Take the lines of the data below from the very first through the line containing "import pandas as pd" and output them exactly, pictures excluded.

[Code that draws figures]
━━━━━━━━━━━━━━━━━━━━━━━━━━━━━━

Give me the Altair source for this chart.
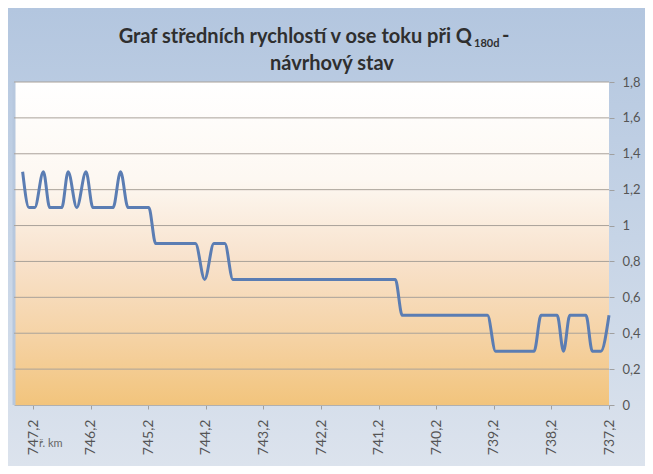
import altair as alt
import pandas as pd

# river km (x) and mean velocity (y)
km = [747.38, 747.27, 747.17, 747.02, 746.91, 746.70, 746.59, 746.44, 746.28, 746.16,
      745.81, 745.68, 745.55, 745.19, 745.07, 744.38, 744.22, 744.06, 743.87, 743.73,
      740.91, 740.79, 739.31, 739.17, 738.50, 738.38, 738.10, 737.99, 737.88, 737.60,
      737.49, 737.34, 737.20]
velocity = [1.3, 1.1, 1.1, 1.3, 1.1, 1.1, 1.3, 1.1, 1.3, 1.1,
            1.1, 1.3, 1.1, 1.1, 0.9, 0.9, 0.7, 0.9, 0.9, 0.7,
            0.7, 0.5, 0.5, 0.3, 0.3, 0.5, 0.5, 0.3, 0.5, 0.5,
            0.3, 0.3, 0.5]

x_ticks = [747.2, 746.2, 745.2, 744.2, 743.2, 742.2, 741.2, 740.2, 739.2, 738.2, 737.2]
y_ticks = [0, 0.2, 0.4, 0.6, 0.8, 1.0, 1.2, 1.4, 1.6, 1.8]

title_main = "Graf středních rychlostí v ose toku při Q"
title_sub = "180d"
title_tail = "-"
title_line2 = "návrhový stav"
x_label = "ř. km"

W, H = 595, 323
PAD = {"left": 6, "top": 74, "right": 36, "bottom": 61}
FONT = "Lato"

df = pd.DataFrame({"km": km, "v": velocity})
grid_df = pd.DataFrame({"v": y_ticks[1:]})
one = pd.DataFrame({"a": [0]})

xscale = alt.Scale(domain=[737.2, 747.53], reverse=True, nice=False, zero=False)
yscale = alt.Scale(domain=[0, 1.8], nice=False, zero=True)

y_axis = alt.Axis(orient="right", values=y_ticks, title=None,
                  labelExpr="replace(format(datum.value, '.1~f'), '.', ',')",
                  labelFont=FONT, labelFontSize=13, labelColor="#555555",
                  labelAlign="left", labelPadding=8, labelOverlap=False,
                  tickSize=5, tickColor="#a0a0a0", domain=False,
                  grid=False, zindex=1)

backdrop = alt.Chart(one).mark_rect(
    color=alt.LinearGradient(
        gradient="linear", x1=0, y1=0, x2=0, y2=1,
        stops=[alt.GradientStop(offset=0, color="#b3c6df"),
               alt.GradientStop(offset=0.5, color="#c6d4e6"),
               alt.GradientStop(offset=1, color="#dce3ed")])
).encode(x=alt.value(-PAD["left"]), x2=alt.value(W + PAD["right"]),
         y=alt.value(-PAD["top"]), y2=alt.value(H + PAD["bottom"]))

plotbg = alt.Chart(one).mark_rect(
    color=alt.LinearGradient(
        gradient="linear", x1=0, y1=0, x2=0, y2=1,
        stops=[alt.GradientStop(offset=0, color="#ffffff"),
               alt.GradientStop(offset=0.3, color="#fdf8f2"),
               alt.GradientStop(offset=0.55, color="#f8e2cc"),
               alt.GradientStop(offset=0.8, color="#f5d2a3"),
               alt.GradientStop(offset=1, color="#f2c47c")])
).encode(x=alt.value(0), x2=alt.value(W), y=alt.value(0), y2=alt.value(H))

leftedge = alt.Chart(one).mark_rule(color="#b7c8de", strokeWidth=3).encode(
    x=alt.value(0), y=alt.value(0), y2=alt.value(H))

grid = alt.Chart(grid_df).mark_rule(color="#a9a29a", strokeWidth=1).encode(
    y=alt.Y("v:Q", scale=yscale, axis=y_axis),
    x=alt.value(0), x2=alt.value(W))

line = alt.Chart(df).mark_line(color="#5b7db3", strokeWidth=3, interpolate="monotone").encode(
    x=alt.X("km:Q", scale=xscale,
            axis=alt.Axis(values=x_ticks, title=None, labelAngle=270,
                          labelExpr="replace(format(datum.value, '.1f'), '.', ',')",
                          labelFont=FONT, labelFontSize=14, labelColor="#555555",
                          labelOverlap=False,
                          tickSize=4, tickColor="#a0a0a0", domainColor="#b0b0b0",
                          labelPadding=10, grid=False, zindex=1)),
    y=alt.Y("v:Q", scale=yscale, axis=y_axis),
)

def txt(text, x, y, size, bold=True, align="left", color="#2f2f2f"):
    return alt.Chart(one).mark_text(
        text=text, font=FONT, fontSize=size, fontWeight="bold" if bold else "normal",
        align=align, baseline="alphabetic", color=color
    ).encode(x=alt.value(x), y=alt.value(y))

t1 = txt(title_main, 458, -39, 20, align="right")
t2 = txt(title_sub, 460, -35, 11, align="left")
t3 = txt(title_tail, 488, -40, 20, align="left")
t4 = txt(title_line2, 318, -12, 20, align="center")
t5 = txt(x_label, 25, 365, 11, bold=False, color="#666666")

chart = alt.layer(backdrop, plotbg, leftedge, grid, line, t1, t2, t3, t4, t5).properties(
    width=W, height=H,
    autosize=alt.AutoSizeParams(type="none"),
    padding=PAD,
).configure_view(strokeWidth=0).configure_axis(labelOverlap=False)

chart.save("out.html", embed_options={"renderer": "svg", "actions": False})
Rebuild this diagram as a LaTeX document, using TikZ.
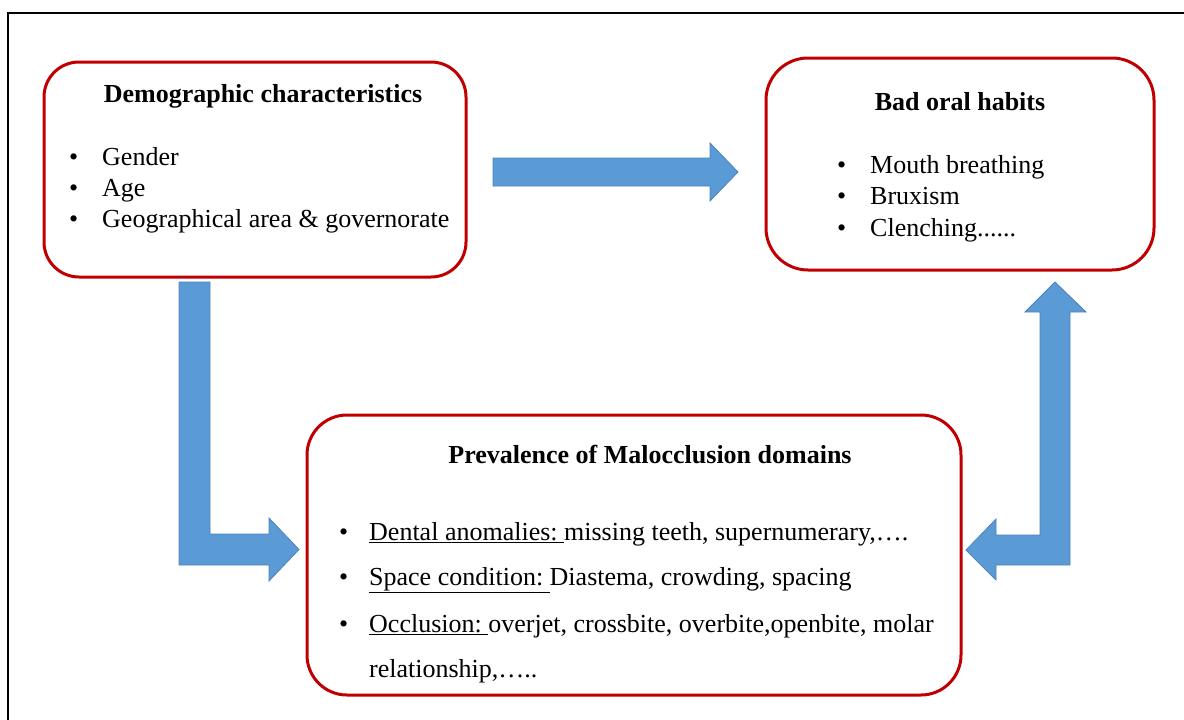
\documentclass[tikz,border=0pt]{standalone}
\usepackage{fontspec}
\setmainfont{Liberation Serif}
\definecolor{boxred}{HTML}{C00000}
\definecolor{arrowblue}{HTML}{5B9BD5}
\definecolor{arrowedge}{HTML}{4F81BD}
\begin{document}
\begin{tikzpicture}[x=1pt,y=-1pt,
  frame/.style={draw=boxred,line width=3pt,rounded corners=#1,inner sep=0pt},
  txt/.style={anchor=base west,inner sep=0pt,font=\fontsize{26}{31}\selectfont},
  ttl/.style={anchor=base,inner sep=0pt,font=\fontsize{26}{31}\selectfont\bfseries},
  blk/.style={fill=arrowblue,draw=arrowedge,line width=0.8pt,line join=miter}]
\useasboundingbox (0,0) rectangle (1184,720);
% outer frame
\draw[line width=2pt,black] (8,721) -- (8,13) -- (1185,13);
% boxes
\node[frame=35pt,minimum width=422pt,minimum height=215pt] (demo) at (255,169.5) {};
\node[frame=42pt,minimum width=388pt,minimum height=212pt] (habits) at (960,164) {};
\node[frame=40pt,minimum width=654pt,minimum height=280pt] (prev) at (634,555) {};
% block arrows
\draw[blk] (493,158) -- (710,158) -- (710,143) -- (738,172) -- (710,201) -- (710,186) -- (493,186) -- cycle;
\draw[blk] (179,282) -- (210,282) -- (210,534) -- (269,534) -- (269,518) -- (299,549.5) -- (269,581) -- (269,565) -- (179,565) -- cycle;
\draw[blk] (1055,282) -- (1086,312) -- (1070,312) -- (1070,565) -- (996,565) -- (996,580) -- (966,550) -- (996,519) -- (996,535) -- (1040,535) -- (1040,312) -- (1025,312) -- cycle;
% demographic text
\node[ttl] (demoT) at (263,102) {Demographic characteristics};
\node[txt] (db1) at (69,165) {•};
\node[txt] (dt1) at (102,165) {Gender};
\node[txt] (db2) at (69,196) {•};
\node[txt] (dt2) at (102,196) {Age};
\node[txt] (db3) at (69,227) {•};
\node[txt] (dt3) at (102,227) {Geographical area \& governorate};
% habits text
\node[ttl] (habT) at (960,110) {Bad oral habits};
\node[txt] (hb1) at (837,173) {•};
\node[txt] (ht1) at (870,173) {Mouth breathing};
\node[txt] (hb2) at (837,204) {•};
\node[txt] (ht2) at (870,204) {Bruxism};
\node[txt] (hb3) at (837,236) {•};
\node[txt] (ht3) at (870,236) {Clenching......};
% prevalence text
\node[ttl] (prevT) at (650,463) {Prevalence of Malocclusion domains};
\node[txt] (pb1) at (339,540) {•};
\node[txt] (pt1) at (369,540) {\underline{Dental anomalies:\ }missing teeth, supernumerary,….};
\node[txt] (pb2) at (339,585) {•};
\node[txt] (pt2) at (369,585) {\underline{Space condition:\ }Diastema, crowding, spacing};
\node[txt] (pb3) at (339,632) {•};
\node[txt] (pt3) at (369,632) {\underline{Occlusion:\ }overjet, crossbite, overbite,openbite, molar};
\node[txt] (pt4) at (369,677) {relationship,…..};
\end{tikzpicture}
\end{document}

━━━━━━━━━━━━━━━━━━━━━━━━━━━━━━

WRITTEN ANSWER ::
Give me the Altair source for this chart.
import altair as alt
import pandas as pd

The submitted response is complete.